• _What is required_
Print the lines of the listing below verbatim from its first line through the line bearing "W, H = 821, 575". Any pictures are to be omitted.

• _Data excerpt_
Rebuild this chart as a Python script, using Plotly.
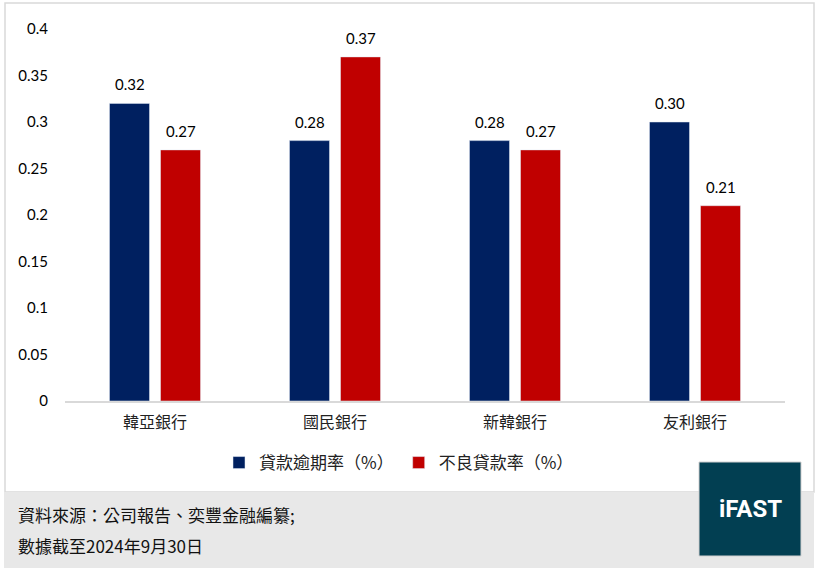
import plotly.graph_objects as go

W, H = 821, 575

# data
banks = ["韓亞銀行", "國民銀行", "新韓銀行", "友利銀行"]
overdue_rate = [0.32, 0.28, 0.28, 0.30]
npl_rate = [0.27, 0.37, 0.27, 0.21]
series_names = ["貸款逾期率（%）", "不良貸款率（%）"]
source_lines = ["資料來源：公司報告、奕豐金融編纂;", "數據截至2024年9月30日"]

num_font = "Lato, 'Noto Sans CJK TC', sans-serif"
cjk_font = "'Noto Sans CJK TC', sans-serif"
colors = ["#002060", "#C00000"]


def px(x):
    return x / W


def py(y):
    return 1 - y / H


fig = go.Figure()
for name, vals, col in zip(series_names, [overdue_rate, npl_rate], colors):
    fig.add_trace(go.Bar(x=banks, y=vals, name=name, marker_color=col))

# value labels sit a bit higher than plotly's "outside" text
annotations = []
for vals, shift in [(overdue_rate, -25.5), (npl_rate, 25.5)]:
    for b, v in zip(banks, vals):
        annotations.append(dict(
            x=b, y=v, xref="x", yref="y", text=f"{v:.2f}", showarrow=False,
            xshift=shift, yshift=8, yanchor="bottom", xanchor="center",
            font=dict(family=num_font, size=15, color="#000000")))

# outer panel, footer band and logo
shapes = [
    dict(type="rect", xref="paper", yref="paper",
         x0=px(5), x1=px(814), y0=py(492), y1=py(3),
         line=dict(color="#D9D9D9", width=1.5), fillcolor="rgba(0,0,0,0)", layer="below"),
    dict(type="rect", xref="paper", yref="paper",
         x0=px(4), x1=px(814), y0=py(568), y1=py(492),
         line=dict(width=0), fillcolor="#E8E8E8", layer="below"),
    dict(type="rect", xref="paper", yref="paper",
         x0=px(699), x1=px(801), y0=py(556), y1=py(462),
         line=dict(color="#D0D0D0", width=1), fillcolor="#023F52", layer="above"),
]

annotations += [
    dict(text="<b>iFAST</b>", xref="paper", yref="paper", x=px(750), y=py(509),
         showarrow=False, font=dict(family="Roboto, Arial, sans-serif", size=24, color="white"),
         xanchor="center", yanchor="middle"),
    dict(text=source_lines[0], xref="paper", yref="paper", x=px(16), y=py(514),
         showarrow=False, font=dict(family=cjk_font, size=17, color="#111111"),
         xanchor="left", yanchor="middle"),
    dict(text=source_lines[1], xref="paper", yref="paper", x=px(16), y=py(545),
         showarrow=False, font=dict(family=cjk_font, size=17, color="#111111"),
         xanchor="left", yanchor="middle"),
]

fig.update_layout(
    width=W, height=H,
    margin=dict(l=0, r=0, t=0, b=0, autoexpand=False),
    paper_bgcolor="white", plot_bgcolor="white",
    barmode="group", bargap=0.433, bargroupgap=0.216,
    showlegend=True,
    legend=dict(orientation="h", x=px(399), y=py(463), xanchor="center", yanchor="middle",
                font=dict(family=cjk_font, size=17, color="#222222"),
                itemwidth=30, traceorder="normal", bgcolor="rgba(0,0,0,0)"),
    xaxis=dict(domain=[px(65), px(785)], showline=True, linecolor="#D9D9D9", linewidth=1.5,
               ticks="", ticklabelstandoff=6,
               tickfont=dict(family=cjk_font, size=16, color="#222222"),
               showgrid=False, automargin=False),
    yaxis=dict(domain=[py(401), py(29)], range=[0, 0.4], dtick=0.05, showgrid=False,
               zeroline=False, showline=False, ticks="", ticklabelstandoff=16,
               tickfont=dict(family=num_font, size=15, color="#000000"),
               tickformat="~g", automargin=False),
    shapes=shapes,
    annotations=annotations,
)

# the page's default body margin would push the figure 8px down/right
fig.write_html("out.html", config={"displayModeBar": False},
               post_script="document.body.style.margin='0';")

• _Task answer_
Rebuild this chart as a Python script, using Plotly.
import plotly.graph_objects as go

W, H = 821, 575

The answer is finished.